I'm interested in understanding [`torch.linalg.lu_solve`](https://docs.pytorch.org/docs/stable/generated/torch.linalg.lu_solve.html) with the aim of adding support for MPS.

The purpose of `lu_solve` is to solve a matrix equation $A X = B$ for $X$, given $A$ and $B$.

`lu_solve` relies on a strategy called LU decomposition. To paraphrase the [Wikipedia article](https://en.wikipedia.org/wiki/LU_decomposition) on LU decomposition, $A$ is separated into two matrices $L$, a lower triangular matrix, and $U$, an upper triangular matrix. Often, $A = LU$, though sometimes $A$ must be reordered to prevent division by zero or to control errors, in which case $P A Q = L U$, where $P$ and $Q$ are permutation matrices that reorder the rows and columns of $A$, respectively. However, it is usually sufficient to just use row permutations, $P A = L U$. This strategy is called "LU factorization with partial pivoting".

In PyTorch, however, $A = P L U$, by defintion. So $P$ is actually the inverse of the $P$ matrix that the Wikipedia article mentions.

[`torch.linalg.lu`](https://docs.pytorch.org/docs/stable/generated/torch.linalg.lu.html) can be used to compute the matrices $P$, $L$, and $U$ given $A$.

However it is not actually necessary to compute $L$ and $U$ separately in order to solve $A X = B$. So [`torch.linalg.lu_factor`](https://docs.pytorch.org/docs/stable/generated/torch.linalg.lu_factor.html) computes $LU$ and a `pivots` tensor. `pivots` is just a compactified representation of the $P$ matrix. $P$ is just the identity matrix with reordered rows, so it is mostly filled with zeros, wasting a lot of space. `pivots` is a vector where each element specifies a row index of the identity matrix. It's very easy to generate $P$ from `pivots`--you just take the identity matrix and swap the rows to the order that `pivots` indicates.

Since $A = P L U$, then $A X = B$ becomes $P L U X = B$, and solving for $X$, we get $X = U^{-1} L^{-1} P^{-1} B$. Since $P$ is a permutation matrix, its inverse is just its transpose, $P^{-1} = P^T$, so:

$$
X = U^{-1} L^{-1} P^T B
= (LU)^{-1} P^T B
$$

`lu_solve` takes $LU$, `pivots`, and $B$ as arguments and calculates the solution $X$ to the equation $X = (LU)^{-1} P^T B$.

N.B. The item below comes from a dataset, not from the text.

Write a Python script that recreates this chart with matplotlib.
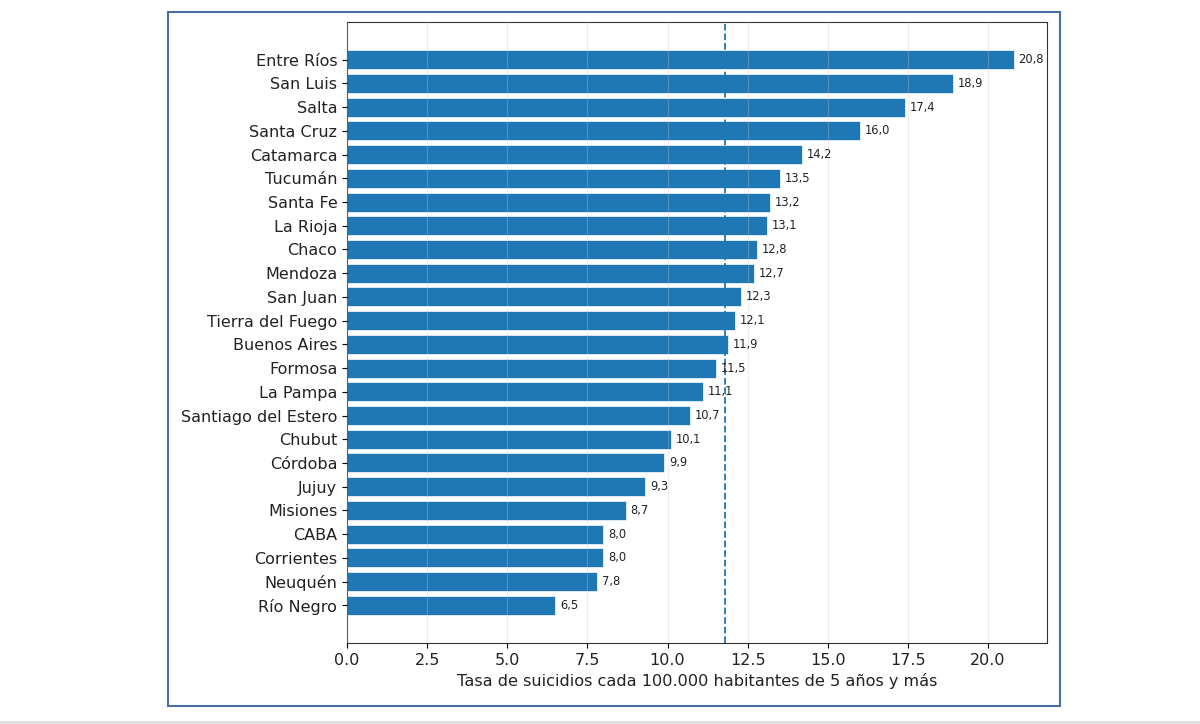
import numpy as np
import matplotlib.pyplot as plt
from matplotlib.patches import Rectangle
from matplotlib.lines import Line2D

provincias = ['Entre Ríos', 'San Luis', 'Salta', 'Santa Cruz', 'Catamarca', 'Tucumán',
              'Santa Fe', 'La Rioja', 'Chaco', 'Mendoza', 'San Juan', 'Tierra del Fuego',
              'Buenos Aires', 'Formosa', 'La Pampa', 'Santiago del Estero', 'Chubut',
              'Córdoba', 'Jujuy', 'Misiones', 'CABA', 'Corrientes', 'Neuquén', 'Río Negro']
tasas = [20.8, 18.9, 17.4, 16.0, 14.2, 13.5, 13.2, 13.1, 12.8, 12.7, 12.3, 12.1,
         11.9, 11.5, 11.1, 10.7, 10.1, 9.9, 9.3, 8.7, 8.0, 8.0, 7.8, 6.5]
tasa_pais = 11.8

fig = plt.figure(figsize=(12, 7.24), dpi=100)
ax = fig.add_axes([0.2892, 0.1119, 0.5833, 0.8577])

y = np.arange(len(provincias))
ax.barh(y, tasas, height=0.8, color='#1f77b4', edgecolor='#e8f0f8', linewidth=0.6)
ax.set_yticks(y)
ax.set_yticklabels(provincias, fontsize=11.5, color='#222222')
ax.invert_yaxis()
ax.axvline(tasa_pais, linestyle='--', color='#1f77b4', linewidth=1.3)

for yi, v in zip(y, tasas):
    ax.text(v + 0.15, yi, f'{v:.1f}'.replace('.', ','), va='center', ha='left',
            fontsize=8.3, color='#222222')

ax.set_xticks(np.arange(0, 21, 2.5))
ax.tick_params(axis='x', labelsize=11.5, labelcolor='#222222')
ax.grid(axis='x', color='#cccccc', alpha=0.3, linewidth=0.8)
ax.set_axisbelow(False)
ax.set_xlabel('Tasa de suicidios cada 100.000 habitantes de 5 años y más',
              fontsize=11.6, color='#222222')
for s in ax.spines.values():
    s.set_color('#333333')

# marco azul alrededor de la imagen
fig.patches.append(Rectangle((0.14, 0.0249), 0.7433, 0.9586, transform=fig.transFigure,
                             fill=False, edgecolor='#4a6fa5', linewidth=1.5))
fig.lines.append(Line2D([0, 1], [0.003, 0.003], transform=fig.transFigure,
                        color='#e0e0e0', linewidth=2))

fig.savefig('out.png', dpi=100)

In PyTorch, the CPU impl of `lu_solve` just calls into the LAPACK function [`[s|d|z|c]getrs`](https://www.netlib.org/lapack/explore-html/df/d36/group__getrs.html). LAPACK is very difficult to understand in my opinion, and I won't attempt it. SciPy also just calls the LAPACK function. The CUDA impl in PyTorch uses either CuBLAS, MAGMA, or a custom implementation, depending on the situation. CuBLAS is closed source, so I cannot learn much about it. The MAGMA function is named [`magma_[s|d|z|c]getrs_batched`](https://icl.utk.edu/projectsfiles/magma/doxygen/group__magma__getrs__batched.html).

The MAGMA implementation of `lu_solve` for complex numbers is essentially [this](https://github.com/icl-utk-edu/magma/blob/f360e055c1f54322807f5dcda75d41b2d6c1410a/src/zgetrs_gpu.cpp#L186-L216). The meat of it is a pair of calls to `magma_ztrs[v|m]`, which are triangular solve functions.

The custom CUDA impl of `lu_solve` in PyTorch is [this](https://github.com/pytorch/pytorch/blob/8e8cbb85ee927776210f7872e3d0286d5d40dc14/aten/src/ATen/native/cuda/linalg/BatchLinearAlgebra.cpp#L2473-L2494), which is also a pair of triangular solve function calls.

MLX also has a solver [here](https://github.com/ml-explore/mlx/blob/27778156dcbabbd7077985e8ea0683cf3ce04cfb/mlx/linalg.cpp#L680-L694), which accepts $A$ rather than $LU$ and `pivots`, but it decomposes $A$ into $LU$ and runs a pair of triangular solves.

JAX also has an `lu_solve` function which is implemented [here](https://github.com/jax-ml/jax/blob/30582db24e8794abd09df2b3120aa5b58af8e9fe/jax/_src/lax/linalg.py#L1604-L1621) with a pair of triangular solve function calls.

So everywhere I look for open source implementations of `lu_solve`, I see a pair of triangular solves. PyTorch's `triangular_solve` function currently supports MPS inputs, so I should be able to mimic what all these these other `lu_solve` impls are doing.

In [1]:
import torch

def my_pivots_to_permutation(pivots, size, *, inverse=False):
    perm = torch.arange(size, dtype=torch.int32)
    indices = range(size)
    if inverse:
        indices = reversed(indices)

    for i in indices:
        j = pivots[i] - 1
        perm_i = perm[i].item()
        perm_j = perm[j].item()
        perm[i] = perm_j
        perm[j] = perm_i

    return perm

def my_lu_solve(lu, pivots, b, trans):
    m = lu.shape[0]
    x = b

    if trans == 0:
        perm = my_pivots_to_permutation(pivots, m)
        x = x[perm, :]
        x = torch.linalg.solve_triangular(lu, x, left=True, upper=False, unitriangular=True)
        x = torch.linalg.solve_triangular(lu, x, left=True, upper=True)

    elif trans == 1 or trans == 2:
        lu_ = lu.T
        if trans == 2:
            lu_ = lu_.conj()

        x = torch.linalg.solve_triangular(lu_, x, left=True, upper=False)
        x = torch.linalg.solve_triangular(lu_, x, left=True, upper=True, unitriangular=True)
        inv_perm = my_pivots_to_permutation(pivots, m, inverse=True)
        x = x[inv_perm, :]

    return x

In [2]:
import itertools

for adjoint, m in itertools.product([False, True], [4, 5]):
    print(f'{m=} {adjoint=}')
    for _ in range(100):
        a = torch.randn(m, m, dtype=torch.cfloat)
        b = torch.randn(m, m, dtype=torch.cfloat)
        lu, pivots = torch.linalg.lu_factor(a)

        r = my_lu_solve(lu, pivots, b, 2 if adjoint else 0)
        r_check = torch.linalg.lu_solve(lu, pivots, b, adjoint=adjoint)
        is_match = torch.allclose(r, r_check, atol=1e-4, rtol=1e-4)

        if not is_match:
            break

    if not is_match:
        print("  FAIL")
        print(f'{r=}')
        print(f'{r_check=}')
        raise RuntimeError("not a match")
    else:
        print("  OK")


m=4 adjoint=False
  OK
m=5 adjoint=False
  OK
m=4 adjoint=True
  OK
m=5 adjoint=True
  OK